Should be able to re-write the MNLFullASC code to use Numba and speed things up a lot.

Parallelize hessian estimation

Hessian estimation is the slowest part of the model fitting process, and it's single-threaded. This seems like something where parallelization should be possible. Investigate.

Can we use theta full in second stage?

Deborah asks why not estimate the same theta full used to clear the market after the first-stage parameters have been recovered, and use that to estimate the second stage. Might improve parameter estimation - but not sure if we can do that.

No way to know how much ASCs changed when recalculated with weights and with all samples

When computing full ASCs, we pass starting_values=model.first_stage_fit.ascs which then overwrites the first stage fit ascs. Instead pass copy of first_stage_fit.ascs to compute_ascs.

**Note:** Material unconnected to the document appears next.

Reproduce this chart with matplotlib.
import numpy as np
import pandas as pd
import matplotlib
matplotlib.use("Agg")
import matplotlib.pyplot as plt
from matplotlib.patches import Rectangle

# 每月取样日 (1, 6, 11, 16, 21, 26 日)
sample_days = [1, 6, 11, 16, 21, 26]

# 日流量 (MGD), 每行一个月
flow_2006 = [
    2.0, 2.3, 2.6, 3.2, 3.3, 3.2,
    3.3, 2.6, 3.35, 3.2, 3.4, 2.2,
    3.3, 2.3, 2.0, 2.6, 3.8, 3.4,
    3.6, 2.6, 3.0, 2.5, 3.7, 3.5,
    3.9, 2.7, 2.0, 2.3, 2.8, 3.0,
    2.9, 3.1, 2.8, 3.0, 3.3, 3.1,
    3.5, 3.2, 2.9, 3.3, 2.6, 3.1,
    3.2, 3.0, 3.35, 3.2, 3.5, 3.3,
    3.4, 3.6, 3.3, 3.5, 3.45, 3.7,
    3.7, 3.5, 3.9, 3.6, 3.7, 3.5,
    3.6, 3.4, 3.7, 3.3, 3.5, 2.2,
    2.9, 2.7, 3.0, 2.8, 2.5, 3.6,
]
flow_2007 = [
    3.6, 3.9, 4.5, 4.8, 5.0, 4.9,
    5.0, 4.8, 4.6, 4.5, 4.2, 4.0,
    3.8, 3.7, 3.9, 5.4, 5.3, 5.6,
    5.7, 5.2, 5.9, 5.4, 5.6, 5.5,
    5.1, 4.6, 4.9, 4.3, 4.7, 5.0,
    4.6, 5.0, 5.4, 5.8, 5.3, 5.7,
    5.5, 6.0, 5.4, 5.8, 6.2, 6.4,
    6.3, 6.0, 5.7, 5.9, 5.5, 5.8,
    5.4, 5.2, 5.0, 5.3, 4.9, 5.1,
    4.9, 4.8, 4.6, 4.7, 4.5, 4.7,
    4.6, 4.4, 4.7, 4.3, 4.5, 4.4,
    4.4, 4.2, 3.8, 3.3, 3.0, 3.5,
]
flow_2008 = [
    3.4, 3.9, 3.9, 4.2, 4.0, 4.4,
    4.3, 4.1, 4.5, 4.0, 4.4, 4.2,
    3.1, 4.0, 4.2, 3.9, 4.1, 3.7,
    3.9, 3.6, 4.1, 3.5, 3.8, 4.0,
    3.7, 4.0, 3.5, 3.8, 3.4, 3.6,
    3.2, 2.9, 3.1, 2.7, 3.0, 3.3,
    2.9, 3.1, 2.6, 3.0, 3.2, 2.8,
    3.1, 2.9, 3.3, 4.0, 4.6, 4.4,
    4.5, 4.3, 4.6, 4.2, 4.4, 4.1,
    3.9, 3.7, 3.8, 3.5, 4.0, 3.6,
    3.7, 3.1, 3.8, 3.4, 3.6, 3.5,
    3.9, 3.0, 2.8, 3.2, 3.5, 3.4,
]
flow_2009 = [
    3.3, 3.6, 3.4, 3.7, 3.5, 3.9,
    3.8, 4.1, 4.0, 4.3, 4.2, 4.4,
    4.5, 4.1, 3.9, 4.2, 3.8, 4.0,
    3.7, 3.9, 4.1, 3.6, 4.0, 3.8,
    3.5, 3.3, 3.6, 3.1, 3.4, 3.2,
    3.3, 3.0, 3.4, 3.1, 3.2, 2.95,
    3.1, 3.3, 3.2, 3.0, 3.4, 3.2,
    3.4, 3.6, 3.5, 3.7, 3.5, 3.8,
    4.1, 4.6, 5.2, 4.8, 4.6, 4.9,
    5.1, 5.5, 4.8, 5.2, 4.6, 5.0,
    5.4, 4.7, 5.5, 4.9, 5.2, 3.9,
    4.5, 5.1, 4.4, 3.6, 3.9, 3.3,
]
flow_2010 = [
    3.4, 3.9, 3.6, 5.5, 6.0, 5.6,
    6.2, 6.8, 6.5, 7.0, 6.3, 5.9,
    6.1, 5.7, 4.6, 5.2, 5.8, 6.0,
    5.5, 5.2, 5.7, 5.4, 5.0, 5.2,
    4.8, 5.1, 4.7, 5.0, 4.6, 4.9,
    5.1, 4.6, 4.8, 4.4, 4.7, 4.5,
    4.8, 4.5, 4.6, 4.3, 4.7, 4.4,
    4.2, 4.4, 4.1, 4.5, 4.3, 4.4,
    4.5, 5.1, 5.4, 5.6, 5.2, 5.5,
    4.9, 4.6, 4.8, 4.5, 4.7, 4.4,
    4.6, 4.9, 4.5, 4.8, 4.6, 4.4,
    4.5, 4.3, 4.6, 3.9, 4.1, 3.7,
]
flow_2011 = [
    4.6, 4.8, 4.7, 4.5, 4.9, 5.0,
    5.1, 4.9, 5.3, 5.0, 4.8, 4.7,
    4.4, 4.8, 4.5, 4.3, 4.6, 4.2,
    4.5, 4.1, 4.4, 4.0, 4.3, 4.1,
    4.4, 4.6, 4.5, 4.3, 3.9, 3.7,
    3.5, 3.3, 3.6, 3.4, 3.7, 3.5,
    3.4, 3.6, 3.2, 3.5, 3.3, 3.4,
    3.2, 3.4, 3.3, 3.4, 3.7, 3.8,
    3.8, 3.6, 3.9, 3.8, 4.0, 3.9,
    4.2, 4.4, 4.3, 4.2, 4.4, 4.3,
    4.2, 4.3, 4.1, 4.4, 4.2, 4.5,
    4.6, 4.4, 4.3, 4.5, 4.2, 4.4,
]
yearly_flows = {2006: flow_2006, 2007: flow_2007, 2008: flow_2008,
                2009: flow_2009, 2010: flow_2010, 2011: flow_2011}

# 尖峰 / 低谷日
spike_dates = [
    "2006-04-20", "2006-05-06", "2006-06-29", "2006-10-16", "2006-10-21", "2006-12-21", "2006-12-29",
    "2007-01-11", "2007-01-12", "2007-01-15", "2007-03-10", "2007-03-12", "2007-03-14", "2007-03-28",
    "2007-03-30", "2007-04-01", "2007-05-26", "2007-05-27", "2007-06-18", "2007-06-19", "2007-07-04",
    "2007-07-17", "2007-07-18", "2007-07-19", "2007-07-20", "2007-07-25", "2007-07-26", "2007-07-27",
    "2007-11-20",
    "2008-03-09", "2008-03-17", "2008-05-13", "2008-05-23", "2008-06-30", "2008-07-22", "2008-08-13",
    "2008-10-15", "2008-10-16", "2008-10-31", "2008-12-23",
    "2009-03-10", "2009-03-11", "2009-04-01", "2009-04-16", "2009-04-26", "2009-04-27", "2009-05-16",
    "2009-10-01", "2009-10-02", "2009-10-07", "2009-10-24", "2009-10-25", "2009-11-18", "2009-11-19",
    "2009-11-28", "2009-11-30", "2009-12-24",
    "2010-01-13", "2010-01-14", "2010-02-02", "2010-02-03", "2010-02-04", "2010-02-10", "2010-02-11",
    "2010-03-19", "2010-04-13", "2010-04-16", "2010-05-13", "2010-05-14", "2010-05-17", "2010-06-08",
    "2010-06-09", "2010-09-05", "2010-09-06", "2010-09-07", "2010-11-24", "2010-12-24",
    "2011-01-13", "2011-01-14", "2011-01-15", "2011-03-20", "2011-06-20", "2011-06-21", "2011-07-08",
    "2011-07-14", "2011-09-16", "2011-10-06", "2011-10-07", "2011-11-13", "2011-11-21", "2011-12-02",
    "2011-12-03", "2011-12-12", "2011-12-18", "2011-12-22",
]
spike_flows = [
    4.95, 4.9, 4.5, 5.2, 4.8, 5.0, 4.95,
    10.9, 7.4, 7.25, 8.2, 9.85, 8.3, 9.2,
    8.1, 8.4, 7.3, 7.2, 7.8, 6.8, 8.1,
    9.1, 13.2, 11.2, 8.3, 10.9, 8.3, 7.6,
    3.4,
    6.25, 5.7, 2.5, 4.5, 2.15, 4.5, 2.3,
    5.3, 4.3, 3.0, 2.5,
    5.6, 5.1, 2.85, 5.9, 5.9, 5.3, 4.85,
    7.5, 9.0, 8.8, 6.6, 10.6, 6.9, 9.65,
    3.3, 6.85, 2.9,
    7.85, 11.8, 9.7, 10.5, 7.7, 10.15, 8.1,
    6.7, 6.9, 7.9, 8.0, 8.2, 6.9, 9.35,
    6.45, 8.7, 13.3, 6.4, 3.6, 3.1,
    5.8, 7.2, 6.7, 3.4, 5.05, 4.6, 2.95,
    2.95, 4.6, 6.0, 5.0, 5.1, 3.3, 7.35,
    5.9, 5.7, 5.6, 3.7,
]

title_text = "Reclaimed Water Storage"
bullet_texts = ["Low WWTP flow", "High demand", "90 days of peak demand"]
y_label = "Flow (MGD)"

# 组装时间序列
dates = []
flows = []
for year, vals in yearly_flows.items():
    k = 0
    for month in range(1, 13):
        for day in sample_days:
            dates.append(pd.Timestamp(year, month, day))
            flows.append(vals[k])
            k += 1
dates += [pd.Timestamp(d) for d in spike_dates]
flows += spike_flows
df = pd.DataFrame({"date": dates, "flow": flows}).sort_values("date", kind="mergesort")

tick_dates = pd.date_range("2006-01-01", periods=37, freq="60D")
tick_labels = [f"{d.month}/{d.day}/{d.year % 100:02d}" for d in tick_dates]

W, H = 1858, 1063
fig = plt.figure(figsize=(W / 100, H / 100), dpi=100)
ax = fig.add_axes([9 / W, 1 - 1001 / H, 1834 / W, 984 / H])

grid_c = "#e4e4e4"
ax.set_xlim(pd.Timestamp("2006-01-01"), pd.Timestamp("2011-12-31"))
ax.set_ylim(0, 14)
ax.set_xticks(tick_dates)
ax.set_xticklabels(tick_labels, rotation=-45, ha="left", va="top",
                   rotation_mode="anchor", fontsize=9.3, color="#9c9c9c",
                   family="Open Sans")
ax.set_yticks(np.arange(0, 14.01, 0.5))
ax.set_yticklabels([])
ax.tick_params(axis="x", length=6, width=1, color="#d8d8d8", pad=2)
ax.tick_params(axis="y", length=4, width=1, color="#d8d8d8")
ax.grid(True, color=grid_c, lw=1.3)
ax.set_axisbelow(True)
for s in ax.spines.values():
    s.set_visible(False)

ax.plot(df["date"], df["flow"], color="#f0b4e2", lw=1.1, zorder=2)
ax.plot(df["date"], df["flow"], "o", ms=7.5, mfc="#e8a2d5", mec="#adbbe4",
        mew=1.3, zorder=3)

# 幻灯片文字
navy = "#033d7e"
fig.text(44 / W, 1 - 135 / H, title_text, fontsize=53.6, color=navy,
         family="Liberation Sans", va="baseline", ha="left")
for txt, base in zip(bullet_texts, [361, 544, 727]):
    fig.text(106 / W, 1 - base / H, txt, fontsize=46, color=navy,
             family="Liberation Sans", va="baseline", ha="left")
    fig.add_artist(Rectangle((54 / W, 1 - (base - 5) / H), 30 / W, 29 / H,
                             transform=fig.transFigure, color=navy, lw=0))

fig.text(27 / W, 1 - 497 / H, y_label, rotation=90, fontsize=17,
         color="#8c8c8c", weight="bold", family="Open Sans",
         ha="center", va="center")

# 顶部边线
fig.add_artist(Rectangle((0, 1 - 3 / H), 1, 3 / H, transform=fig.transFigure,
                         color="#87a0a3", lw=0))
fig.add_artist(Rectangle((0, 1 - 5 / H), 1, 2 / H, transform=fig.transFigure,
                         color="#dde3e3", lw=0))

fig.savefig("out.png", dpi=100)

Why is there a precision problem in the Hessian test

I had to reduce the precision of np.allclose in the Hessian test after the 97222c0 - which should not affect the Hessian, I think (although computed ASCs might be a tiny bit different).

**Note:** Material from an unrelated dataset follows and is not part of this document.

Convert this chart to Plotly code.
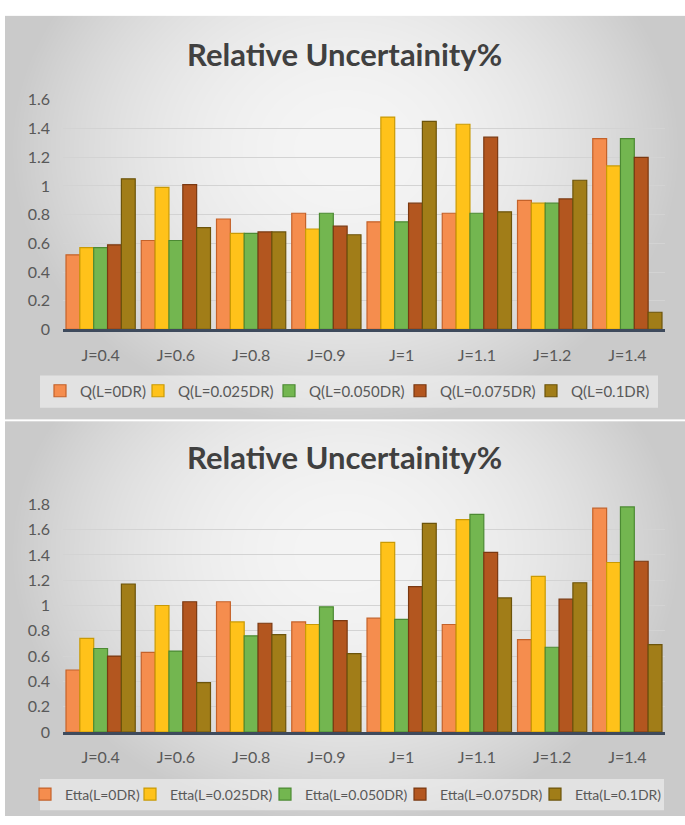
import base64
import struct
import zlib

import numpy as np
import plotly.graph_objects as go

# ---------------------------------------------------------------- data
categories = ["J=0.4", "J=0.6", "J=0.8", "J=0.9", "J=1", "J=1.1", "J=1.2", "J=1.4"]

q_names = ["Q(L=0DR)", "Q(L=0.025DR)", "Q(L=0.050DR)", "Q(L=0.075DR)", "Q(L=0.1DR)"]
q_l000 = [0.52, 0.62, 0.77, 0.81, 0.75, 0.81, 0.90, 1.33]
q_l025 = [0.57, 0.99, 0.67, 0.70, 1.48, 1.43, 0.88, 1.14]
q_l050 = [0.57, 0.62, 0.67, 0.81, 0.75, 0.81, 0.88, 1.33]
q_l075 = [0.59, 1.01, 0.68, 0.72, 0.88, 1.34, 0.91, 1.20]
q_l100 = [1.05, 0.71, 0.68, 0.66, 1.45, 0.82, 1.04, 0.12]

etta_names = ["Etta(L=0DR)", "Etta(L=0.025DR)", "Etta(L=0.050DR)",
              "Etta(L=0.075DR)", "Etta(L=0.1DR)"]
etta_l000 = [0.49, 0.63, 1.03, 0.87, 0.90, 0.85, 0.73, 1.77]
etta_l025 = [0.74, 1.00, 0.87, 0.85, 1.50, 1.68, 1.23, 1.34]
etta_l050 = [0.66, 0.64, 0.76, 0.99, 0.89, 1.72, 0.67, 1.78]
etta_l075 = [0.60, 1.03, 0.86, 0.88, 1.15, 1.42, 1.05, 1.35]
etta_l100 = [1.17, 0.39, 0.77, 0.62, 1.65, 1.06, 1.18, 0.69]

title_text = "Relative Uncertainity%"

# ---------------------------------------------------------------- styling
W, H = 685, 825
FONT = "Lato"
face_colors = ["#F58D4E", "#FFC21A", "#73B650", "#B3561F", "#A17D18"]
edge_colors = ["#C4622A", "#C99A05", "#4C8A33", "#7A3811", "#6C540B"]

# per-entry legend widths (px) so the horizontal legends stay on one row
q_legend_widths = [53, 86, 86, 86, 85]
etta_legend_widths = [60, 90, 90, 90, 95]


def png_data_uri(rgb):
    """Encode an (h, w, 3) uint8 array as a PNG data URI."""
    h, w, _ = rgb.shape
    raw = b"".join(b"\x00" + rgb[r].tobytes() for r in range(h))

    def chunk(tag, payload):
        body = tag + payload
        return (struct.pack(">I", len(payload)) + body
                + struct.pack(">I", zlib.crc32(body) & 0xFFFFFFFF))

    png = (b"\x89PNG\r\n\x1a\n"
           + chunk(b"IHDR", struct.pack(">IIBBBBB", w, h, 8, 2, 0, 0, 0))
           + chunk(b"IDAT", zlib.compress(raw, 9))
           + chunk(b"IEND", b""))
    return "data:image/png;base64," + base64.b64encode(png).decode()


def panel_backdrop():
    """White page holding two grey panels with a soft radial shading."""
    img = np.full((H, W), 255.0)
    yy, xx = np.mgrid[0:H, 0:W].astype(float)
    for top, bottom in ((6, 419), (421, H)):
        left, right = 5, W
        u = (xx - left) / (right - left) - 0.5
        v = (yy - top) / (bottom - top) - 0.33
        r2 = (2 * u) ** 2 + (v / 0.7) ** 2
        shade = np.clip(245 - 44 * r2, 202, 245)
        inside = (yy >= top) & (yy < bottom) & (xx >= left)
        img[inside] = shade[inside]
    rgb = np.repeat(img[:, :, None], 3, axis=2).clip(0, 255).astype(np.uint8)
    return png_data_uri(rgb)


fig = go.Figure()

panels = [
    (q_names, [q_l000, q_l025, q_l050, q_l075, q_l100], q_legend_widths,
     "x", "y", "legend"),
    (etta_names, [etta_l000, etta_l025, etta_l050, etta_l075, etta_l100],
     etta_legend_widths, "x2", "y2", "legend2"),
]
for names, series, lws, xa, ya, lg in panels:
    for name, vals, lw, fc, ec in zip(names, series, lws, face_colors, edge_colors):
        fig.add_trace(go.Bar(
            x=categories, y=vals, name=name, xaxis=xa, yaxis=ya, legend=lg,
            legendwidth=lw,
            marker=dict(color=fc, line=dict(color=ec, width=1.2)),
            hoverinfo="skip",
        ))


def ypos(px):
    return 1 - px / H


x_dom = [63 / W, 665 / W]
axis_common = dict(
    showline=True, linecolor="#3E4A5C", linewidth=3, ticks="",
    tickfont=dict(family=FONT, size=16, color="#595959"),
    ticklabelstandoff=9, showgrid=False, zeroline=False, fixedrange=True,
)
yaxis_common = dict(
    showgrid=True, gridcolor="#D3D3D3", gridwidth=1, zeroline=False,
    showline=False, ticks="", dtick=0.2, tickformat="~g",
    tickfont=dict(family=FONT, size=16, color="#595959"),
    ticklabelstandoff=12, fixedrange=True,
)
legend_common = dict(
    orientation="h", xanchor="left", yanchor="middle",
    bgcolor="rgba(0,0,0,0)", borderwidth=0,
    itemclick=False, itemdoubleclick=False, traceorder="normal",
)

fig.update_layout(
    width=W, height=H,
    margin=dict(l=0, r=0, t=0, b=0),
    paper_bgcolor="white", plot_bgcolor="rgba(0,0,0,0)",
    barmode="group", bargap=0.08, bargroupgap=0.0,
    font=dict(family=FONT),
    xaxis=dict(domain=x_dom, anchor="y", **axis_common),
    yaxis=dict(domain=[ypos(327), ypos(92)], range=[0, 1.6], anchor="x",
               **yaxis_common),
    xaxis2=dict(domain=x_dom, anchor="y2", **axis_common),
    yaxis2=dict(domain=[ypos(739), ypos(506)], range=[0, 1.8], anchor="x2",
                **yaxis_common),
    legend=dict(x=40 / W, y=ypos(390),
                font=dict(family=FONT, size=15, color="#595959"),
                **legend_common),
    legend2=dict(x=25 / W, y=ypos(803),
                 font=dict(family=FONT, size=14, color="#595959"),
                 **legend_common),
    images=[dict(source=panel_backdrop(), xref="paper", yref="paper",
                 x=0, y=1, sizex=1, sizey=1, xanchor="left", yanchor="top",
                 sizing="stretch", layer="below")],
    shapes=[
        dict(type="rect", xref="paper", yref="paper",
             x0=40 / W, x1=658 / W, y0=ypos(407), y1=ypos(374),
             fillcolor="rgba(245,245,245,0.55)", line=dict(width=0),
             layer="below"),
        dict(type="rect", xref="paper", yref="paper",
             x0=40 / W, x1=664 / W, y0=ypos(819), y1=ypos(787),
             fillcolor="rgba(245,245,245,0.55)", line=dict(width=0),
             layer="below"),
    ],
    annotations=[
        dict(text="<b>" + title_text + "</b>", xref="paper", yref="paper",
             x=0.503, y=ypos(45), xanchor="center", yanchor="middle",
             showarrow=False, font=dict(family=FONT, size=31, color="#404040")),
        dict(text="<b>" + title_text + "</b>", xref="paper", yref="paper",
             x=0.503, y=ypos(458), xanchor="center", yanchor="middle",
             showarrow=False, font=dict(family=FONT, size=31, color="#404040")),
    ],
)

fig.write_html("out.html")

Crazy derivatives when calculating prices

Occasionally I'm seeing really crazy derivatives when clearing the market that lead to price changes up to something like 1.4 million dollars per year - clearly something isn't right.

Faster Hessian

Hessian computation is extremely slow - on a large sample it takes considerably more time than finding the optimal parameters with L-BFGS-B. The Hessian computation code we are using from statsmodels estimates the function a lot of times. I wonder if there's a faster way to approximate the Hessian - evaluate numdifftools and DiffSharp

Cross check against data/models from Nick Kuminoff's work

Nick Kuminoff has several example code/data packages on his website. Once the package is fully featured enough, I should add an example reproducing one of his models to ensure I get the same results.